In terms of the most life threatening cases, the number of patients on ventilator beds saw a sharp drop from mid December – with most days since January showing one or two patients a day registered. Though in very positive news there have been several days where there have been 0 patients in the most precarious position.

Several days without deaths in the county recently

A chart showing deaths in the county, including several days without a tragedy. | Image.

The number of deaths associated with COVID has significantly dropped especially when compared to the heights of the first two waves, where April 2020 reached 1,076 deaths at its peak and January 2021 reached 1,299 daily deaths, before the peak in January 2022 reached 307.

Since then the numbers haven’t exactly bottomed out, but they have been on a continuous downward trend nationally, with the most recent UK figures confirming 82 deaths on March 11.

In Lincolnshire, the highest day recently was nine deaths on January 31, and then eight on February 21. There have been seven days since February 14 that have seen 0 deaths, with most recording one or two, but some reaching four.

The last confirmed reported death in the currently highest infected district of North Kesteven, was on February 25 – though incomplete data suggests another has been reported on March 13.

Though a tragedy when anyone dies, when combined with the hospitalisation figures above, the data backs up the suggestion vaccination is working to keep the majority of cases to mild symptoms or less.

Vaccinations continue to rise – despite slowing in uptake

A graph showing the uptake of all three doses across Lincolnshire. | Image:

Finally we reach vaccinations, the government has claimed its programme has been a massive success and it’s clear to see why looking at the data.

Almost 92% of eligible adults have now had their first dose, followed by 85.6% having their second.

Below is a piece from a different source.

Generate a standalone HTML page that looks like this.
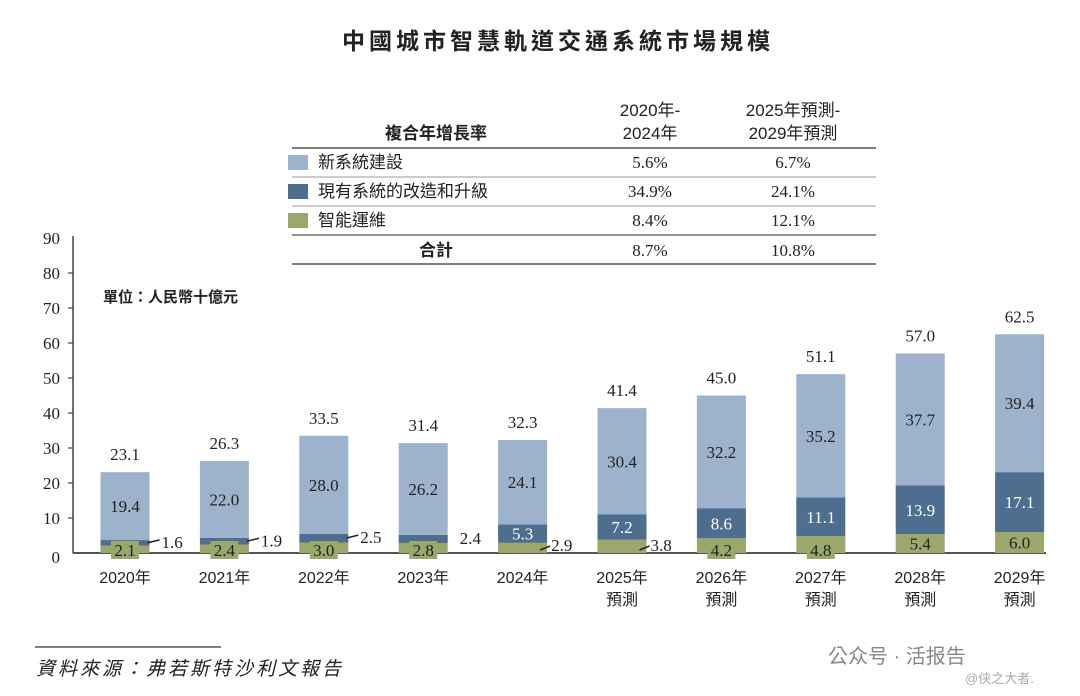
<!DOCTYPE html>
<html><head><meta charset="utf-8"><style>
body{margin:0;background:#fff;}
svg{display:block;font-family:"Liberation Serif","Noto Serif CJK SC",serif;}
.cjk{font-family:"Liberation Sans","Noto Sans CJK TC",sans-serif;}
</style></head><body>
<svg id="chart" width="1080" height="696" viewBox="0 0 1080 696">
<text x="558" y="49" text-anchor="middle" class="cjk" font-size="23" font-weight="bold" letter-spacing="4" fill="#222">中國城市智慧軌道交通系統市場規模</text>
<g font-size="17" fill="#222">
<text x="436" y="139" text-anchor="middle" class="cjk" font-weight="bold">複合年增長率</text>
<text x="650" y="116" text-anchor="middle" class="cjk">2020年-</text>
<text x="650" y="139" text-anchor="middle" class="cjk">2024年</text>
<text x="793" y="116" text-anchor="middle" class="cjk">2025年預測-</text>
<text x="793" y="139" text-anchor="middle" class="cjk">2029年預測</text>
<line x1="292" y1="148" x2="876" y2="148" stroke="#555" stroke-width="1.5"/>
<rect x="288" y="155" width="20" height="15" fill="#9db2cb"/>
<text x="318" y="168" class="cjk">新系統建設</text>
<text x="650" y="168" text-anchor="middle">5.6%</text><text x="793" y="168" text-anchor="middle">6.7%</text>
<line x1="292" y1="177" x2="876" y2="177" stroke="#999" stroke-width="1"/>
<rect x="288" y="184" width="20" height="15" fill="#4d6e8f"/>
<text x="318" y="197" class="cjk">現有系統的改造和升級</text>
<text x="650" y="197" text-anchor="middle">34.9%</text><text x="793" y="197" text-anchor="middle">24.1%</text>
<line x1="292" y1="206" x2="876" y2="206" stroke="#999" stroke-width="1"/>
<rect x="288" y="213" width="20" height="15" fill="#9aa86b"/>
<text x="318" y="226" class="cjk">智能運維</text>
<text x="650" y="226" text-anchor="middle">8.4%</text><text x="793" y="226" text-anchor="middle">12.1%</text>
<line x1="292" y1="235" x2="876" y2="235" stroke="#555" stroke-width="1.2"/>
<text x="436" y="256" text-anchor="middle" class="cjk" font-weight="bold">合計</text>
<text x="650" y="256" text-anchor="middle">8.7%</text><text x="793" y="256" text-anchor="middle">10.8%</text>
<line x1="292" y1="264" x2="876" y2="264" stroke="#555" stroke-width="1.5"/>
</g>
<text x="103" y="302" class="cjk" font-size="15" font-weight="bold" fill="#222">單位：人民幣十億元</text>
<g id="axes"></g><g id="bars"></g>
<line x1="35" y1="647" x2="221" y2="647" stroke="#333" stroke-width="1.2"/>
<text x="36" y="675" class="cjk" font-size="19" font-style="italic" letter-spacing="3" fill="#222">資料來源：弗若斯特沙利文報告</text>
<text x="828" y="663" class="cjk" font-size="20" fill="#888">公众号 · 活报告</text>
<text x="965" y="683" class="cjk" font-size="13" fill="#aaa">@侠之大者.</text>
</svg>
<script>
const categories=["2020年","2021年","2022年","2023年","2024年","2025年","2026年","2027年","2028年","2029年"];
const forecast=[false,false,false,false,false,true,true,true,true,true];
const newBuild=[19.4,22.0,28.0,26.2,24.1,30.4,32.2,35.2,37.7,39.4];
const upgrade=[1.6,1.9,2.5,2.4,5.3,7.2,8.6,11.1,13.9,17.1];
const maint=[2.1,2.4,3.0,2.8,2.9,3.8,4.2,4.8,5.4,6.0];
const totals=[23.1,26.3,33.5,31.4,32.3,41.4,45.0,51.1,57.0,62.5];
const yTicks=[0,10,20,30,40,50,60,70,80,90];
const NS="http://www.w3.org/2000/svg";
const y0=553,ppu=3.5,x0=125,step=99.4,bw=49;
const y=v=>y0-v*ppu, xc=i=>x0+i*step;
function mk(tag,attrs,parent,txt){const e=document.createElementNS(NS,tag);for(const k in attrs)e.setAttribute(k,attrs[k]);if(txt!==undefined)e.textContent=txt;parent.appendChild(e);return e;}
const ax=document.getElementById('axes'),bg=document.getElementById('bars');
const yl=mk('line',{x1:73,y1:236,x2:73,y2:y0,stroke:'#444','stroke-width':1.5},ax);


yTicks.forEach(t=>{
 if(t>0&&t<90){const tk=mk('line',{x1:68,y1:y(t),x2:73,y2:y(t),stroke:'#444','stroke-width':1.2},ax);
 
 }
 const lb=mk('text',{x:60,y:y(t)+(t==0?10:6),'text-anchor':'end','font-size':17,fill:'#222'},ax,String(t));
 
 
});
const xl=mk('line',{x1:73,y1:y0,x2:1046,y2:y0,stroke:'#555','stroke-width':2},ax);


categories.forEach((c,i)=>{
 const cx=xc(i),L=cx-bw/2;
 const g=mk('g',{},bg);
 
 
 const m=maint[i],u=upgrade[i],n=newBuild[i];
 const rm=mk('rect',{x:L,y:y(m),width:bw,height:m*ppu,fill:'#9aa86b'},g);
 
 
 const ru=mk('rect',{x:L,y:y(m+u),width:bw,height:u*ppu,fill:'#4d6e8f'},g);
 
 
 const rn=mk('rect',{x:L,y:y(m+u+n),width:bw,height:n*ppu,fill:'#9db2cb'},g);
 
 
 const big=u>=5;
 const tn=mk('text',{x:cx,y:y(m+u+n/2)+6,'text-anchor':'middle','font-size':17,fill:'#222'},g,n.toFixed(1));
 
 
 if(big){
  const tu=mk('text',{x:cx,y:y(m+u/2)+6,'text-anchor':'middle','font-size':17,fill:'#fff'},g,u.toFixed(1));
  
  
 }else{
  if(i!==3){mk('line',{x1:L+bw-2,y1:y(m+u/2),x2:L+bw+10,y2:y(m+u/2)-3,stroke:'#222','stroke-width':1.5},g);}
  const tu=mk('text',{x:L+bw+12,y:y(m+u/2)+5,'font-size':17,fill:'#222'},g,u.toFixed(1));
  
  
 }
 if(i>=4&&i<=5){
  mk('line',{x1:L+bw-7,y1:y0-3,x2:L+bw+3,y2:y0-7,stroke:'#222','stroke-width':1.5},g);
  const tm=mk('text',{x:L+bw+4,y:y0-2,'font-size':17,fill:'#222'},g,m.toFixed(1));
  
  
 }else{
  const needBox=m<5;
  if(needBox) mk('rect',{x:cx-14,y:y0-12,width:28,height:18,fill:'#9aa86b'},g);
  const tm=mk('text',{x:cx,y:needBox?y0+3:y(m/2)+6,'text-anchor':'middle','font-size':17,fill:'#222'},g,m.toFixed(1));
  
  
 }
 const tt=mk('text',{x:cx,y:y(m+u+n)-12,'text-anchor':'middle','font-size':17,fill:'#222'},g,totals[i].toFixed(1));
 
 
 const xlb=mk('text',{x:cx,y:583,'text-anchor':'middle','font-size':16,fill:'#222',class:'cjk'},bg,c);
 
 
 if(forecast[i]){const f=mk('text',{x:cx,y:605,'text-anchor':'middle','font-size':16,fill:'#222',class:'cjk'},bg,'預測');
 
 }
});
</script>
</body></html>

Those taking up the booster jab is currently around the 67% mark, however, charts show the figure continues to rise – albeit at a slower rate than the first two. In total around 140.5 million doses have been given out.

This is to be expected given many younger generations believe that with two doses their body is strong enough and that the rapid succession of second and booster doses over the past few years has been too much. Some have also fallen by the wayside as their beliefs change about the seriousness of the pandemic.

Lincolnshire is slightly behind the national figures, showing that 85.9% of residents have had their first dose and 82.1% their second. However, when it comes to boosters we’re slightly ahead of the game at 68%.

The highest percentage of vaccinated people is in the 85-89 year olds with 97.9% of eligible adults taking up the jab. The 12-15 age group – the latest group to be offered it – currently sits around the 65.8% uptake mark.

In total 1,677,260 doses have been given, of which 483,219 are booster jabs and 583,336 are second doses.

So Lincolnshire has been doing its part, and continues to do so. What happens next, as the government has clearly laid out, is up to its residents.